Other data indicate that CUNY colleges have thrived since open admissions began. For example, the graduates of Hunter, City, and Brooklyn Colleges go on to earn Ph.D. degrees in higher percentages than do the graduates of almost all other colleges in the New York City area. Other colleges have made their own marks. Baruch has achieved national prominence in business education, John Jay in criminal justice, and so on. The data overwhelmingly indicate that since CUNY opened its doors to students of color, the overall impact has been quite positive. The students have worked hard and have succeeded.

Closing the Door

Nevertheless, in 1998, the enemies of open admissions delivered their severest blow. Led by Mayor Giuliani and Governor Pataki, the CUNY trustees voted to ban remedial coursework in the bachelor’s degree programs. Any student whose placement test scores suggest any need for remediation would have to find a spot in a community college. There were two exceptions—for SEEK students and for students who received part of their high school education abroad. But these exceptions only total about 20% of new freshmen.

People often ask, “What’s wrong with beginning at a community college?” The answer is that students who begin at community colleges have a lower chance of ever attaining the bachelor’s degree. This is true both at CUNY and around the nation, even when we consider students with identical high school records and personal goals.

Civil Rights Catastrophe

The board’s new admissions policy is an enormous civil rights setback. If the new policy had been in place in the fall of 1998, only 18% of white students would have been excluded from the bachelor’s degree programs because of it—compared to 38% of Latino students, 34% of African-American students, and 27% of Asian students.

The new policy is also discriminatory in the larger context. All the SUNY senior colleges, which primarily serve white, middle class students, offer remediation. Nationwide, 81% of all public senior colleges offer remediation, and these colleges also primarily serve white, middle class students. To take remediation away from CUNY’s students, who are predominantly working class, poor, and people of color, is a moral outrage.

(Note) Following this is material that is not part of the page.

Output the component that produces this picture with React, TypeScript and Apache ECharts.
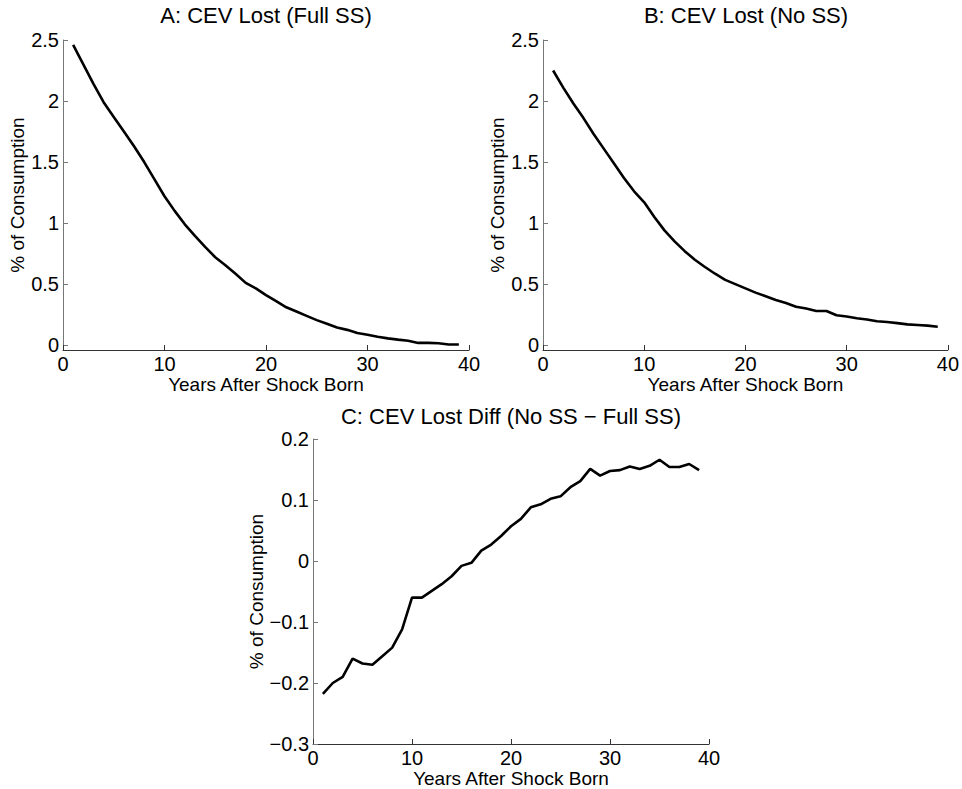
import React, { useEffect, useRef } from "react";
import * as echarts from "echarts";

const years = Array.from({ length: 39 }, (_, i) => i + 1);

const fullSS = [
  2.46, 2.3, 2.14, 1.99, 1.87, 1.75, 1.63, 1.5, 1.36, 1.22,
  1.1, 0.99, 0.895, 0.805, 0.72, 0.655, 0.585, 0.51, 0.465, 0.41,
  0.36, 0.31, 0.275, 0.24, 0.205, 0.175, 0.145, 0.125, 0.1, 0.085,
  0.068, 0.055, 0.045, 0.036, 0.018, 0.018, 0.015, 0.005, 0.005,
];

const noSS = [
  2.25, 2.11, 1.98, 1.86, 1.73, 1.61, 1.49, 1.37, 1.26, 1.17,
  1.05, 0.94, 0.85, 0.77, 0.7, 0.64, 0.585, 0.535, 0.5, 0.465,
  0.43, 0.4, 0.37, 0.345, 0.315, 0.3, 0.28, 0.28, 0.245, 0.235,
  0.22, 0.21, 0.195, 0.19, 0.18, 0.17, 0.165, 0.16, 0.15,
];

const diff = [
  -0.218, -0.2, -0.19, -0.16, -0.168, -0.17, -0.156, -0.142, -0.112, -0.06,
  -0.06, -0.049, -0.038, -0.025, -0.008, -0.003, 0.017, 0.027, 0.041, 0.057,
  0.069, 0.088, 0.093, 0.102, 0.106, 0.121, 0.131, 0.151, 0.14, 0.1475,
  0.149, 0.155, 0.151, 0.156, 0.166, 0.154, 0.154, 0.159, 0.149,
];

const xTicks = [0, 10, 20, 30, 40];
const yTicksAB = [0, 0.5, 1, 1.5, 2, 2.5];
const yTicksC = [-0.3, -0.2, -0.1, 0, 0.1, 0.2];

const titles = [
  "A: CEV Lost (Full SS)",
  "B: CEV Lost (No SS)",
  "C: CEV Lost Diff (No SS \u2212 Full SS)",
];
const xName = "Years After Shock Born";
const yName = "% of Consumption";

const FONT = "'Liberation Sans', Arial, Helvetica, sans-serif";

export default function App() {
  const ref = useRef<HTMLDivElement>(null);
  useEffect(() => {
    if (!ref.current) return;
    const chart = echarts.init(ref.current, null, { renderer: "svg" });

    const grids = [
      { left: 63, top: 40, width: 406, height: 310 },
      { left: 543, top: 40, width: 406, height: 310 },
      { left: 313, top: 439, width: 396, height: 305 },
    ];

    const fmt = (v: number) => String(Math.round(v * 100) / 100).replace("-", "\u2212");

    const xAxes = grids.map((_, i) => ({
      type: "value",
      gridIndex: i,
      min: 0,
      max: 40,
      interval: 10,
      name: xName,
      nameLocation: "middle",
      nameGap: 22,
      nameTextStyle: { fontFamily: FONT, fontSize: 19, color: "#000" },
      axisLine: { onZero: false, lineStyle: { color: "#333", width: 1 } },
      axisTick: { inside: true, length: 5, lineStyle: { color: "#333" } },
      axisLabel: {
        fontFamily: FONT,
        fontSize: 20,
        color: "#000",
        margin: 4,
        customValues: xTicks,
      },
      splitLine: { show: false },
    }));

    const yAxes = grids.map((_, i) => {
      const ticks = i < 2 ? yTicksAB : yTicksC;
      return {
        type: "value",
        gridIndex: i,
        min: i < 2 ? -0.04 : -0.3,
        max: i < 2 ? 2.5 : 0.2,
        name: yName,
        nameLocation: "middle",
        nameGap: 36,
        nameRotate: 90,
        nameTextStyle: { fontFamily: FONT, fontSize: 19, color: "#000" },
        axisLine: { onZero: false, lineStyle: { color: "#777", width: 1 } },
        axisTick: {
          inside: true,
          length: 5,
          lineStyle: { color: "#777" },
          customValues: ticks,
        },
        axisLabel: {
          fontFamily: FONT,
          fontSize: 20,
          color: "#000",
          margin: 4,
          customValues: ticks,
          formatter: fmt,
        },
        splitLine: { show: false },
      };
    });

    const datasets = [fullSS, noSS, diff];
    const series = datasets.map((d, i) => ({
      type: "line",
      xAxisIndex: i,
      yAxisIndex: i,
      data: years.map((x, j) => [x, d[j]]),
      showSymbol: false,
      symbol: "none",
      lineStyle: { color: "#000", width: 2.6 },
      silent: true,
    }));

    const titleCenters = [
      [266, 15],
      [746, 15],
      [511, 416],
    ];

    chart.setOption({
      animation: false,
      backgroundColor: "#fff",
      grid: grids,
      xAxis: xAxes,
      yAxis: yAxes,
      series,
      graphic: titles.map((t, i) => ({
        type: "text",
        x: titleCenters[i][0],
        y: titleCenters[i][1],
        style: {
          text: t,
          fontFamily: FONT,
          fontSize: 22,
          fill: "#000",
          textAlign: "center",
          textVerticalAlign: "middle",
        },
      })),
    });
    return () => chart.dispose();
  }, []);
  return (
    <div
      ref={ref}
      style={{ position: "fixed", left: 0, top: 0, width: 962, height: 789 }}
    />
  );
}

Nevertheless, in November l999, the State Board of Regents approved CUNY’s remediation ban. Because of this, some people believe open admissions is dead. It is not. The Regents also decided to review the new policy at the end of 2002, looking to see if it has been discriminatory.

In the meantime, CUNY has begun excluding students. What’s more, it knows it is excluding them on the basis of invalid placement tests. The tests are poor indicators of college success. CUNY’s leaders have hired the ACT testing firm to develop better tests, but shouldn’t CUNY wait and see what the ACT can do? Instead, CUNY has decided that community college students, too, will have to pass the new ACT tests before they can exit from remediation and begin college-level work. Will the new ACT tests simply be artificial barriers preventing thousands of students from developing their minds and pursuing their dreams?

Reversing the New Policy

Last year, several of us filed a complaint with the U.S. Office for Civil Rights, charging that the new senior college policy was likely to discriminate against students of color and do so on the basis of invalid tests. In May 2000, the Office for Civil Rights agreed to extensively monitor the new policy’s racial impact.

But even if, as I predict, the data reveal a discriminatory effect, we must be committed to doing something about it. We must let people know what is happening at CUNY and get the new admissions policies reversed.


William Crain is a professor of psychology at City College.